Low luminance visual acuity as a clinical measure and clinical trial outcome measure: a scoping review.
Wood LJ., Jolly JK., Buckley TM., Josan AS., MacLaren RE.
PURPOSE: The measurement of standard visual acuity (VA) is the most well-known part of any ophthalmic examination to indicate visual function. Despite this, it is insensitive in detecting early disease changes. Therefore, other visual function tests have been developed including low luminance VA (LLVA) and low luminance deficit (LLD). This scoping literature review aims to summarise the current published applications of LLVA and LLD assessments to evaluate their utility as clinical markers and research outcome measures in a variety of ophthalmic conditions. RECENT FINDINGS: Sixty-five peer-reviewed publications were included. LLVA was pioneered for use in geographic atrophy, a subtype of age-related macular degeneration, which remains the mainstay of its clinical application.

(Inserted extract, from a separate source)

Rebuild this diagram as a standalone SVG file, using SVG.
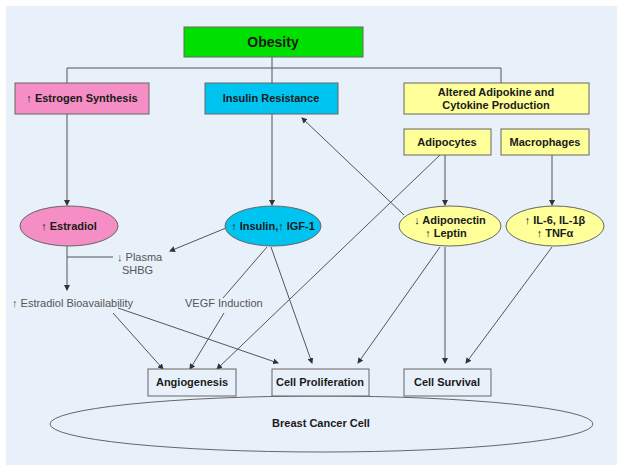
<svg xmlns="http://www.w3.org/2000/svg" width="624" height="472" viewBox="0 0 624 472">
<defs>
<marker id="ah" markerWidth="6" markerHeight="6" refX="5" refY="3" orient="auto" markerUnits="userSpaceOnUse">
<path d="M0,0 L6,3 L0,6 z" fill="#333"/>
</marker>
<style>
.bx{stroke:#666;stroke-width:1}
.t{font-family:"Liberation Sans",Arial,sans-serif;font-size:11px;font-weight:bold;fill:#1a1a1a;text-anchor:middle}
.g{font-family:"Liberation Sans",Arial,sans-serif;font-size:11px;fill:#555}
.ln{stroke:#555;stroke-width:1;fill:none}
.ar{stroke:#555;stroke-width:1;fill:none;marker-end:url(#ah)}
</style>
</defs>
<rect width="624" height="472" fill="#fff"/>
<rect x="6" y="6" width="611" height="459" fill="#e8f0fa"/>
<g id="connectors">
<path class="ln" d="M272,57 V83 M67,83 V68 H501 V83"/>
<path class="ar" d="M67,114 V205"/>
<path class="ar" d="M272,114 V205"/>
<path class="ar" d="M445,155 V205"/>
<path class="ar" d="M552,155 V205"/>
<path class="ar" d="M404,215 L302,118"/>
<path class="ar" d="M440,155 L217,369"/>
<path class="ar" d="M67,246 V290"/>
<path class="ln" d="M67,257 H113"/>
<path class="ar" d="M226,228 L170,251"/>
<path class="ln" d="M267,247 L223,298"/>
<path class="ar" d="M224,313 L190,369"/>
<path class="ar" d="M271,247 L312,363"/>
<path class="ar" d="M113,313 L163,369"/>
<path class="ar" d="M118,308 L278,363"/>
<path class="ar" d="M440,247 L358,363"/>
<path class="ar" d="M445,247 V363"/>
<path class="ar" d="M552,247 L466,363"/>
</g>
<g id="obesity"><rect class="bx" x="184" y="27" width="179" height="30" fill="#00e000"/><text class="t" x="273" y="47" style="font-size:14px">Obesity</text></g>
<g id="estrogen"><rect class="bx" x="15" y="83" width="134" height="31" fill="#f48ec4"/><text class="t" x="82" y="102">↑ Estrogen Synthesis</text></g>
<g id="insulinres"><rect class="bx" x="205" y="83" width="133" height="31" fill="#00c4f0"/><text class="t" x="271" y="102">Insulin Resistance</text></g>
<g id="adipokine"><rect class="bx" x="404" y="83" width="185" height="31" fill="#ffff99"/><text class="t" x="496" y="96">Altered Adipokine and</text><text class="t" x="496" y="109">Cytokine Production</text></g>
<g id="adipocytes"><rect class="bx" x="404" y="129" width="87" height="26" fill="#ffff99"/><text class="t" x="447" y="146">Adipocytes</text></g>
<g id="macrophages"><rect class="bx" x="501" y="129" width="88" height="26" fill="#ffff99"/><text class="t" x="545" y="146">Macrophages</text></g>
<g id="estradiol"><ellipse class="bx" cx="69" cy="226" rx="49" ry="20" fill="#f48ec4"/><text class="t" x="69" y="230">↑ Estradiol</text></g>
<g id="insulin"><ellipse class="bx" cx="273" cy="226" rx="48" ry="20" fill="#00c4f0"/><text class="t" x="273" y="230">↑ Insulin,↑ IGF-1</text></g>
<g id="adiponectin"><ellipse class="bx" cx="450" cy="226" rx="51" ry="20" fill="#ffff99"/><text class="t" x="450" y="224">↓ Adiponectin</text><text class="t" x="446" y="237">↑ Leptin</text></g>
<g id="il6"><ellipse class="bx" cx="555" cy="226" rx="49" ry="20" fill="#ffff99"/><text class="t" x="555" y="224">↑ IL-6, IL-1β</text><text class="t" x="555" y="237">↑ TNFα</text></g>
<g id="shbg"><text class="g" x="117" y="261">↓ Plasma</text><text class="g" x="122" y="274">SHBG</text></g>
<g id="bioavail"><text class="g" x="12" y="307">↑ Estradiol Bioavailability</text></g>
<g id="vegf"><text class="g" x="185" y="307">VEGF Induction</text></g>
<g id="cancercell"><ellipse class="bx" cx="321.5" cy="424" rx="271.5" ry="28" fill="none"/><text class="t" x="321" y="427">Breast Cancer Cell</text></g>
<g id="angiogenesis"><rect class="bx" x="148" y="369" width="88" height="27" fill="#e8f0fa"/><text class="t" x="192" y="386">Angiogenesis</text></g>
<g id="proliferation"><rect class="bx" x="272" y="369" width="97" height="27" fill="#e8f0fa"/><text class="t" x="320" y="386">Cell Proliferation</text></g>
<g id="survival"><rect class="bx" x="404" y="369" width="87" height="27" fill="#e8f0fa"/><text class="t" x="447" y="386">Cell Survival</text></g>
</svg>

However, other studies have reported additional useful applications in inherited retinal diseases including rare maculopathies and rod-cone dystrophies. Although there are some variations in testing methodology, use of the standard Early Treatment Diabetic Retinopathy Study (ETDRS) chart with a 2.0 log unit neutral density filter is the most popular approach. The optimal testing luminance is still to be defined. SUMMARY: Overall, LLVA is an earlier clinical marker of change in central retinal function than standard VA. It has been shown to be a risk factor for disease progression and a better indicator of a patient's level of everyday visual function. It is inexpensive and simple to implement using readily available standard ophthalmic equipment.